Je lus quelques autres pages de la même veine et jetai un coup d’œil circulaire sur leurs visages. Ce ne fut pas une surprise : ils étaient captivés. Tout au long de notre recherche sur ce sujet, nous avions rencontré des penseurs de l’évolution extraordinaires, mais les paroles de Sri Aurobindo étaient porteuses d’un poids spirituel sans égal chez ceux que nous avions lus, un poids qui avait une grande signification au vu du sujet de notre numéro, et au vu des raisons qui étaient les nôtres pour choisir ce thème maintenant. Car l’idée de faire un numéro sur l’évolution et l’éveil avait germé sous l’effet d’une série de percées inattendues dans la pratique collective de notre communauté spirituelle ; et ces percées, à moins que nous ne soyons tous cinglés, paraissaient suggérer beaucoup de choses sur la relation entre l’éveil et le potentiel de l’humanité quant à une évolution collective ultérieure. Car jusque-là, aucune des religions traditionnelles n’avait pu éclairer notre expérience ; mais, page après page, le message de Sri Aurobindo se manifestait de manière très claire.
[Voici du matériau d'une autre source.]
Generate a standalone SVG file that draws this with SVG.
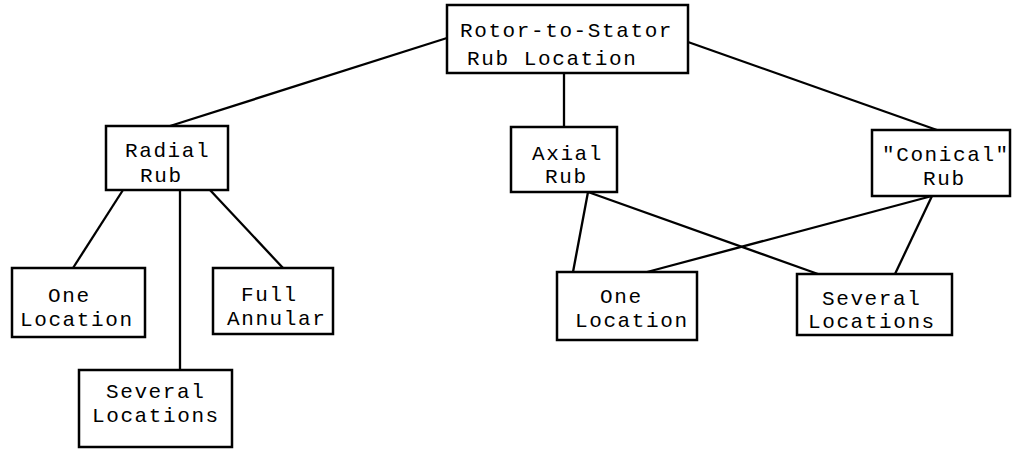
<svg xmlns="http://www.w3.org/2000/svg" width="1012" height="449" viewBox="0 0 1012 449">
<style>
.box{fill:#fff;stroke:#000;stroke-width:2.5}
.ln{stroke:#000;stroke-width:2.3;fill:none}
text{font-family:"Liberation Mono","DejaVu Sans Mono",monospace;font-size:21px;letter-spacing:1.6px;fill:#000}
</style>
<rect width="1012" height="449" fill="#fff"/>
<g id="connectors">
<line class="ln" x1="447" y1="38" x2="170" y2="126"/>
<line class="ln" x1="564" y1="73" x2="564" y2="127"/>
<line class="ln" x1="688" y1="42" x2="937" y2="130"/>
<line class="ln" x1="123" y1="190" x2="73" y2="268"/>
<line class="ln" x1="180" y1="190" x2="180" y2="370"/>
<line class="ln" x1="210" y1="190" x2="283" y2="268"/>
<line class="ln" x1="588" y1="192" x2="573" y2="272"/>
<line class="ln" x1="588" y1="192" x2="818" y2="274"/>
<line class="ln" x1="932" y1="196" x2="647" y2="272"/>
<line class="ln" x1="932" y1="196" x2="895" y2="274"/>
</g>
<g id="root"><rect class="box" x="447" y="5" width="241" height="68"/><text x="460" y="37">Rotor-to-Stator</text><text x="467" y="65">Rub Location</text></g>
<g id="radial"><rect class="box" x="106" y="126" width="122" height="64"/><text x="125" y="157">Radial</text><text x="140" y="182">Rub</text></g>
<g id="axial"><rect class="box" x="511" y="127" width="106" height="65"/><text x="532" y="160">Axial</text><text x="545" y="183">Rub</text></g>
<g id="conical"><rect class="box" x="872" y="130" width="138" height="66"/><text x="882" y="161">"Conical"</text><text x="923" y="185">Rub</text></g>
<g id="radial-one"><rect class="box" x="12" y="268" width="133" height="69"/><text x="48" y="302">One</text><text x="20" y="326">Location</text></g>
<g id="radial-full"><rect class="box" x="213" y="268" width="120" height="66"/><text x="241" y="301">Full</text><text x="227" y="325">Annular</text></g>
<g id="radial-several"><rect class="box" x="79" y="370" width="153" height="77"/><text x="106" y="398">Several</text><text x="92" y="422">Locations</text></g>
<g id="one-location"><rect class="box" x="557" y="272" width="140" height="68"/><text x="600" y="303">One</text><text x="575" y="327">Location</text></g>
<g id="several-locations"><rect class="box" x="797" y="274" width="155" height="61"/><text x="822" y="305">Several</text><text x="808" y="328">Locations</text></g>
</svg>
Bien que cette lecture à voix haute de Sri Aurobindo ait rendu notre équipe éditoriale curieuse d’en apprendre davantage sur ses enseignements, elle ne m’avait rapproché de mon but que d’un poil, et lorsque je sortis de la réunion, cet après-midi-là, il était clair que je devais me montrer bien plus persuasif avant de pouvoir partir pour l’Inde. Mais cette nuit-là, comme je ruminais les moyens qui pourraient convaincre le monde que Sri Aurobindo était cool, il me vint un éclair subit de ce que j’espérais être l’inspiration. Et après avoir passé la plus grande partie de la nuit à tenter de le formuler, je me présentai à la réunion suivante, prêt pour la prochaine manche.